On the whole, therefore, has it not been fulfilled what was prophesied, ex- postfacto indeed, by the Archquack Cagliostro, or another? He, as he looked in rapt vision and amazement into these things, thus spake: (Diamond Necklace, p. 35.) `Ha! What is this? Angels, Uriel, Anachiel, and the other Five; Pentagon of Rejuvenescence; Power that destroyed Original Sin; Earth, Heaven, and thou Outer Limbo, which men name Hell! Does the EMPIRE Of IMPOSTURE waver? Burst there, in starry sheen updarting, Light-rays from out its dark foundations; as it rocks and heaves, not in travail-throes, but in death-throes? Yea, Light-rays, piercing, clear, that salute the Heavens,–lo, they kindle it; their starry clearness becomes as red Hellfire!

`IMPOSTURE is burnt up: one Red-sea of Fire, wild-billowing enwraps the World; with its fire-tongue, licks at the very Stars. Thrones are hurled into it, and Dubois mitres, and Prebendal Stalls that drop fatness, and– ha! what see I?–all the Gigs of Creation; all, all! Wo is me! Never since Pharaoh`s Chariots, in the Red-sea of water, was there wreck of Wheel-vehicles like this in the Sea of Fire. Desolate, as ashes, as gases, shall they wander in the wind. Higher, higher yet flames the Fire-Sea; crackling with new dislocated timber; hissing with leather and prunella.
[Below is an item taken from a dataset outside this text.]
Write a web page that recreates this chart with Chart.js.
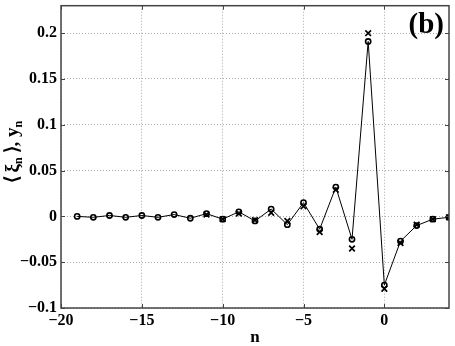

The metal Images are molten; the marble Images become mortar-lime; the stone Mountains sulkily explode. RESPECTABILITY, with all her collected Gigs inflamed for funeral pyre, wailing, leaves the earth: not to return save under new Avatar. Imposture, how it burns, through generations: how it is burnt up; for a time. The World is black ashes; which, ah, when will they grow green? The Images all run into amorphous Corinthian brass; all Dwellings of men destroyed; the very mountains peeled and riven, the valleys black and dead: it is an empty World! Wo to them that shall be born then!–A King, a Queen (ah me!) were hurled in; did rustle once; flew aloft, crackling, like paper-scroll. Iscariot Egalite was hurled in; thou grim De Launay, with thy grim Bastille; whole kindreds and peoples; five millions of mutually destroying Men. For it is the End of the Dominion of IMPOSTURE (which is Darkness and opaque Firedamp); and the burning up, with unquenchable fire, of all the Gigs that are in the Earth.` This Prophecy, we say, has it not been fulfilled, is it not fulfilling?

The other famous usage is attributed to the Duke of Wellington: “Pour la canaille: Faut la mitraille.” For the mob, use grapeshot.